Umpherston was born in Cambuslang, Lanarkshire, Scotland, and worked as a farmer until he emigrated to South Australia on the Ariadne, arriving in August 1839.

He worked for several years as a contractor to established farmers until he had saved enough to start farming for himself firstly at Brown Hill Creek near Mitcham Village, then at Smithfield on the Gawler Plains for over 12 years, where he prospered until he left in November 1859 when Mount Gambier opened up for settlement.

He next took up land at Attamurra, 4 mi north-east of Mount Gambier, naming his property "Cadzow", later owned by John Kennedy. He sold up there and moved to the Myora Estate, 9 mi east of Mount Gambier, which he sold to W. A. Crouch in 1875. Finally he moved to "The Caves", where he remained, turning it into a showpiece and model farm. "The Caves" was later owned by Joseph Botterill MLC.

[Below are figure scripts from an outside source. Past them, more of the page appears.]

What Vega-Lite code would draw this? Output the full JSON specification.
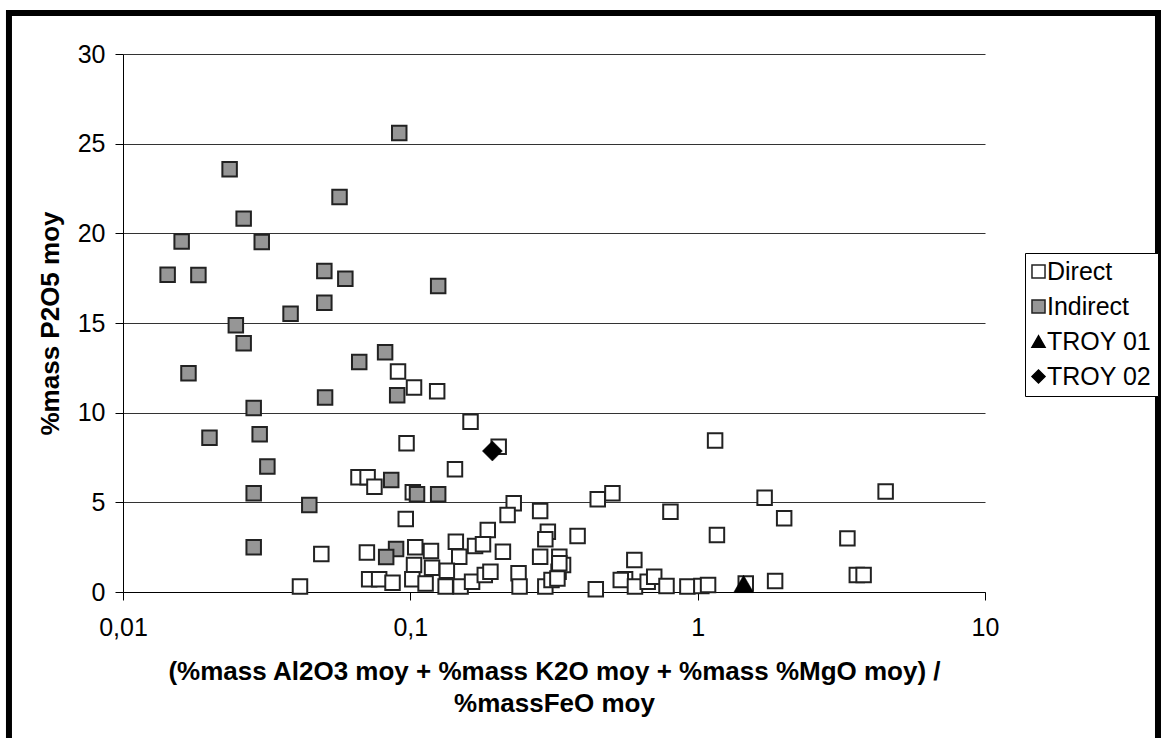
{
  "$schema": "https://vega.github.io/schema/vega-lite/v6.json",
  "width": 862,
  "height": 538,
  "padding": {"left": 123, "top": 54, "right": 186, "bottom": 146},
  "autosize": {"type": "none"},
  "background": "white",
  "config": {
    "view": {"stroke": null},
    "font": "Arial, Liberation Sans, sans-serif",
    "axis": {"labelFont": "Arial, Liberation Sans, sans-serif", "titleFont": "Arial, Liberation Sans, sans-serif"},
    "legend": {"labelFont": "Arial, Liberation Sans, sans-serif", "symbolStrokeWidth": 1.5, "symbolSize": 170}
  },
  "datasets": {
    "pts": [
      {"series": "Direct", "x": 0.0906, "y": 12.3},
      {"series": "Direct", "x": 0.103, "y": 11.4},
      {"series": "Direct", "x": 0.124, "y": 11.2},
      {"series": "Direct", "x": 0.162, "y": 9.5},
      {"series": "Direct", "x": 1.15, "y": 8.45},
      {"series": "Direct", "x": 0.097, "y": 8.3},
      {"series": "Direct", "x": 0.203, "y": 8.1},
      {"series": "Direct", "x": 0.143, "y": 6.84},
      {"series": "Direct", "x": 0.066, "y": 6.4},
      {"series": "Direct", "x": 0.071, "y": 6.4},
      {"series": "Direct", "x": 0.075, "y": 5.87},
      {"series": "Direct", "x": 0.102, "y": 5.56},
      {"series": "Direct", "x": 0.0964, "y": 4.07},
      {"series": "Direct", "x": 0.229, "y": 4.95},
      {"series": "Direct", "x": 0.218, "y": 4.3},
      {"series": "Direct", "x": 0.283, "y": 4.52},
      {"series": "Direct", "x": 0.449, "y": 5.17},
      {"series": "Direct", "x": 0.505, "y": 5.5},
      {"series": "Direct", "x": 1.71, "y": 5.26},
      {"series": "Direct", "x": 4.51, "y": 5.6},
      {"series": "Direct", "x": 0.804, "y": 4.48},
      {"series": "Direct", "x": 2.0, "y": 4.11},
      {"series": "Direct", "x": 0.382, "y": 3.12},
      {"series": "Direct", "x": 1.167, "y": 3.18},
      {"series": "Direct", "x": 3.32, "y": 2.99},
      {"series": "Direct", "x": 0.049, "y": 2.12},
      {"series": "Direct", "x": 0.0413, "y": 0.3},
      {"series": "Direct", "x": 0.0706, "y": 2.2},
      {"series": "Direct", "x": 0.186, "y": 3.46},
      {"series": "Direct", "x": 0.301, "y": 3.36},
      {"series": "Direct", "x": 0.144, "y": 2.8},
      {"series": "Direct", "x": 0.21, "y": 2.25},
      {"series": "Direct", "x": 0.168, "y": 2.57},
      {"series": "Direct", "x": 0.179, "y": 2.66},
      {"series": "Direct", "x": 0.104, "y": 2.5},
      {"series": "Direct", "x": 0.118, "y": 2.29},
      {"series": "Direct", "x": 0.148, "y": 1.97},
      {"series": "Direct", "x": 0.119, "y": 1.35},
      {"series": "Direct", "x": 0.103, "y": 1.5},
      {"series": "Direct", "x": 0.134, "y": 1.19},
      {"series": "Direct", "x": 0.0719, "y": 0.71},
      {"series": "Direct", "x": 0.0779, "y": 0.71},
      {"series": "Direct", "x": 0.0867, "y": 0.52},
      {"series": "Direct", "x": 0.1016, "y": 0.71},
      {"series": "Direct", "x": 0.113, "y": 0.48},
      {"series": "Direct", "x": 0.1327, "y": 0.3},
      {"series": "Direct", "x": 0.1496, "y": 0.3},
      {"series": "Direct", "x": 0.164, "y": 0.57},
      {"series": "Direct", "x": 0.1816, "y": 0.95},
      {"series": "Direct", "x": 0.19, "y": 1.13},
      {"series": "Direct", "x": 0.238, "y": 1.04},
      {"series": "Direct", "x": 0.24, "y": 0.3},
      {"series": "Direct", "x": 0.295, "y": 0.3},
      {"series": "Direct", "x": 0.283, "y": 1.97},
      {"series": "Direct", "x": 0.295, "y": 2.94},
      {"series": "Direct", "x": 0.328, "y": 1.13},
      {"series": "Direct", "x": 0.33, "y": 1.97},
      {"series": "Direct", "x": 0.34, "y": 1.5},
      {"series": "Direct", "x": 0.31, "y": 0.67},
      {"series": "Direct", "x": 0.325, "y": 0.75},
      {"series": "Direct", "x": 0.33, "y": 1.6},
      {"series": "Direct", "x": 0.602, "y": 1.78},
      {"series": "Direct", "x": 0.559, "y": 0.71},
      {"series": "Direct", "x": 0.54, "y": 0.67},
      {"series": "Direct", "x": 0.605, "y": 0.3},
      {"series": "Direct", "x": 0.67, "y": 0.57},
      {"series": "Direct", "x": 0.706, "y": 0.85},
      {"series": "Direct", "x": 0.779, "y": 0.33},
      {"series": "Direct", "x": 0.442, "y": 0.15},
      {"series": "Direct", "x": 0.921, "y": 0.3},
      {"series": "Direct", "x": 1.03, "y": 0.33},
      {"series": "Direct", "x": 1.087, "y": 0.39},
      {"series": "Direct", "x": 1.47, "y": 0.48},
      {"series": "Direct", "x": 1.86, "y": 0.61},
      {"series": "Direct", "x": 3.58, "y": 0.95},
      {"series": "Direct", "x": 3.78, "y": 0.95},
      {"series": "Indirect", "x": 0.0915, "y": 25.6},
      {"series": "Indirect", "x": 0.0235, "y": 23.57},
      {"series": "Indirect", "x": 0.0567, "y": 22.03},
      {"series": "Indirect", "x": 0.0263, "y": 20.82},
      {"series": "Indirect", "x": 0.016, "y": 19.55},
      {"series": "Indirect", "x": 0.0304, "y": 19.52},
      {"series": "Indirect", "x": 0.0143, "y": 17.69},
      {"series": "Indirect", "x": 0.0183, "y": 17.68},
      {"series": "Indirect", "x": 0.0502, "y": 17.9},
      {"series": "Indirect", "x": 0.0594, "y": 17.47},
      {"series": "Indirect", "x": 0.125, "y": 17.06},
      {"series": "Indirect", "x": 0.0502, "y": 16.13},
      {"series": "Indirect", "x": 0.0383, "y": 15.52},
      {"series": "Indirect", "x": 0.0247, "y": 14.87},
      {"series": "Indirect", "x": 0.0263, "y": 13.87},
      {"series": "Indirect", "x": 0.0169, "y": 12.2},
      {"series": "Indirect", "x": 0.0664, "y": 12.83},
      {"series": "Indirect", "x": 0.0817, "y": 13.37},
      {"series": "Indirect", "x": 0.0285, "y": 10.26},
      {"series": "Indirect", "x": 0.0505, "y": 10.84},
      {"series": "Indirect", "x": 0.09, "y": 10.97},
      {"series": "Indirect", "x": 0.0299, "y": 8.8},
      {"series": "Indirect", "x": 0.02, "y": 8.6},
      {"series": "Indirect", "x": 0.0318, "y": 7.0},
      {"series": "Indirect", "x": 0.0285, "y": 5.5},
      {"series": "Indirect", "x": 0.0445, "y": 4.85},
      {"series": "Indirect", "x": 0.0858, "y": 6.25},
      {"series": "Indirect", "x": 0.1055, "y": 5.45},
      {"series": "Indirect", "x": 0.125, "y": 5.45},
      {"series": "Indirect", "x": 0.0285, "y": 2.5},
      {"series": "Indirect", "x": 0.0892, "y": 2.4},
      {"series": "Indirect", "x": 0.0824, "y": 1.95},
      {"series": "TROY 01", "x": 1.445, "y": 0.45},
      {"series": "TROY 02", "x": 0.193, "y": 7.86}
    ]
  },
  "layer": [
    {
      "data": {"values": [{"a": 1}]},
      "mark": {"type": "rect", "filled": false, "stroke": "black", "strokeWidth": 6, "clip": false},
      "encoding": {
        "x": {"datum": 0.00401, "type": "quantitative", "scale": {"type": "log", "domain": [0.01, 10], "nice": false}},
        "x2": {"datum": 40},
        "y": {"datum": 32.29, "type": "quantitative", "scale": {"domain": [0, 30], "nice": false}},
        "y2": {"datum": -10}
      }
    },
    {
      "data": {"name": "pts"},
      "encoding": {
        "x": {
          "field": "x", "type": "quantitative",
          "scale": {"type": "log", "domain": [0.01, 10], "nice": false},
          "axis": {
            "values": [0.01, 0.1, 1, 10],
            "labelExpr": "replace(format(datum.value, '~g'), '.', ',')",
            "grid": false,
            "domainColor": "black", "domainWidth": 1,
            "tickColor": "black", "tickSize": 8, "tickWidth": 1,
            "labelFontSize": 25, "labelColor": "black", "labelPadding": 15,
            "labelFlush": false, "labelOverlap": false,
            "title": ["(%mass Al2O3 moy + %mass K2O moy + %mass %MgO moy) /", "%massFeO moy"],
            "titleFontSize": 26, "titleFontWeight": "bold", "titleColor": "black",
            "titlePadding": 18, "titleLineHeight": 32
          }
        },
        "y": {
          "field": "y", "type": "quantitative",
          "scale": {"domain": [0, 30], "nice": false},
          "axis": {
            "values": [0, 5, 10, 15, 20, 25, 30],
            "grid": true, "gridColor": "#333333", "gridWidth": 1,
            "domainColor": "black", "domainWidth": 1,
            "tickColor": "black", "tickSize": 8, "tickWidth": 1,
            "labelFontSize": 25, "labelColor": "black", "labelPadding": 10,
            "title": "%mass P2O5 moy",
            "titleFontSize": 26, "titleFontWeight": "bold", "titleColor": "black",
            "titlePadding": 14
          }
        },
        "fill": {
          "field": "series", "type": "nominal",
          "scale": {"domain": ["Direct", "Indirect", "TROY 01", "TROY 02"], "range": ["white", "#969696", "black", "black"]},
          "legend": {
            "title": null, "orient": "none", "legendX": 902, "legendY": 199,
            "strokeColor": "black", "fillColor": "white", "padding": 6,
            "labelFontSize": 25, "labelColor": "black", "rowPadding": 9,
            "symbolSize": 170, "labelOffset": -4, "symbolOffset": -5
          }
        },
        "stroke": {
          "field": "series", "type": "nominal",
          "scale": {"domain": ["Direct", "Indirect", "TROY 01", "TROY 02"], "range": ["#222222", "#222222", "black", "black"]},
          "legend": {
            "title": null, "orient": "none", "legendX": 902, "legendY": 199,
            "strokeColor": "black", "fillColor": "white", "padding": 6,
            "labelFontSize": 25, "labelColor": "black", "rowPadding": 9,
            "symbolSize": 170, "labelOffset": -4, "symbolOffset": -5
          }
        },
        "shape": {
          "field": "series", "type": "nominal",
          "scale": {"domain": ["Direct", "Indirect", "TROY 01", "TROY 02"], "range": ["square", "square", "triangle-up", "diamond"]},
          "legend": {
            "title": null, "orient": "none", "legendX": 902, "legendY": 199,
            "strokeColor": "black", "fillColor": "white", "padding": 6,
            "labelFontSize": 25, "labelColor": "black", "rowPadding": 9,
            "symbolSize": 170, "labelOffset": -4, "symbolOffset": -5
          }
        }
      },
      "layer": [
        {
          "transform": [{"filter": "datum.series == 'Direct' || datum.series == 'Indirect'"}],
          "mark": {"type": "point", "filled": true, "strokeWidth": 2, "size": 210, "opacity": 1}
        },
        {
          "transform": [{"filter": "datum.series == 'TROY 01'"}],
          "mark": {"type": "point", "filled": true, "strokeWidth": 0.5, "size": 400, "opacity": 1}
        },
        {
          "transform": [{"filter": "datum.series == 'TROY 02'"}],
          "mark": {"type": "point", "filled": true, "strokeWidth": 0.5, "size": 400, "opacity": 1}
        }
      ]
    }
  ]
}
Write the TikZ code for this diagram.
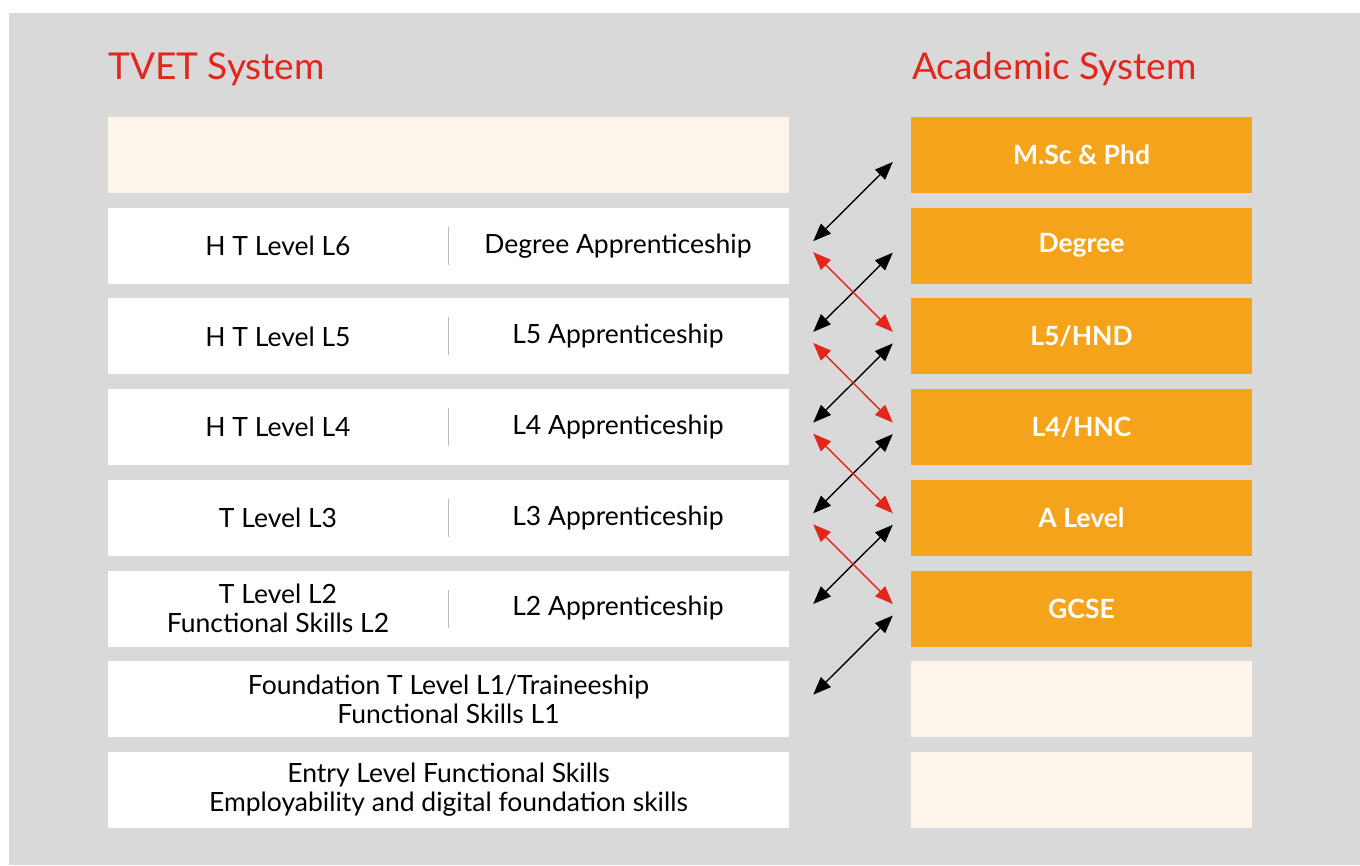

He was elected to the South Australian House of Assembly seat of Victoria in December 1866 at the by-election brought about by the resignation of Adam Lindsay Gordon, with John Riddoch of Yallum as colleague, and retired in May 1868, succeeded by Henry Kent Hughes.

He died after a brief illness. He was twice married: to Janet Arneil (c. 1811 – 10 January 1877). He married again, to Margaret Ferguson (c. 1842 – 18 March 1919) on 8 March 1878; he had no children. He had three brothers and a sister who immigrated to South Australia between 1849 and 1870:
- John Umpherston (c. 1816 – 21 February 1904) of Mount Gambier married Helen Wotherspoon (c. 1813 – 25 November 1898) on 20 March 1842 at Glasgow Barony Church. His family was the last to immigrate in January 1870 on the Loch Earn.
- Archibald Umpherston (17 January 1819 – 17 March 1896) of Wild Horse Plains married Jane Martin (11 April 1820 – 12 March 1863) on 6 November 1840 at Cambuslang Parish Church. His family immigrated on the Fatima in June 1850.
- Ann Umpherston (20 March 1826 – 29 December 1882) married William Innes of Onetree Hill on 20 April 1854. Their children founded the Mil Lel Cheese and Butter Company.
- William Umpherston (24 February 1830 – 13 January 1915) of Yahl, South Australia married Sarah Campbell on 21 July 1857. He immigrated with his sister Ann Umpherston on the Macedon in 1849.

==Other interests==
He was appointed Justice of the Peace at Mount Gambier in 1861,
He was a member of the Agricultural and Horticultural Society of Adelaide from its earliest days, and kept up his membership of it to the last, and when he moved to the South-East he helped establish a local Agricultural, Pastoral and Horticultural Society, and was its first President.
He helped found the Mount Gambier District Council, and when it was divided in 1865 became Chairman of the Gambier East Council, and served in that position for 12 years. He helped establish the Mount Gambier Institute and was a founder of the local Caledonian Society, and its Chief for two years.
He was a founding member of the local Agricultural Bureau, and its first President.
He was prominent among the founders of the Mount Gambier Presbyterian Church and was one of its elders and most regular worshippers.
He was a Justice of the Peace, and a member of the Licensing Bench.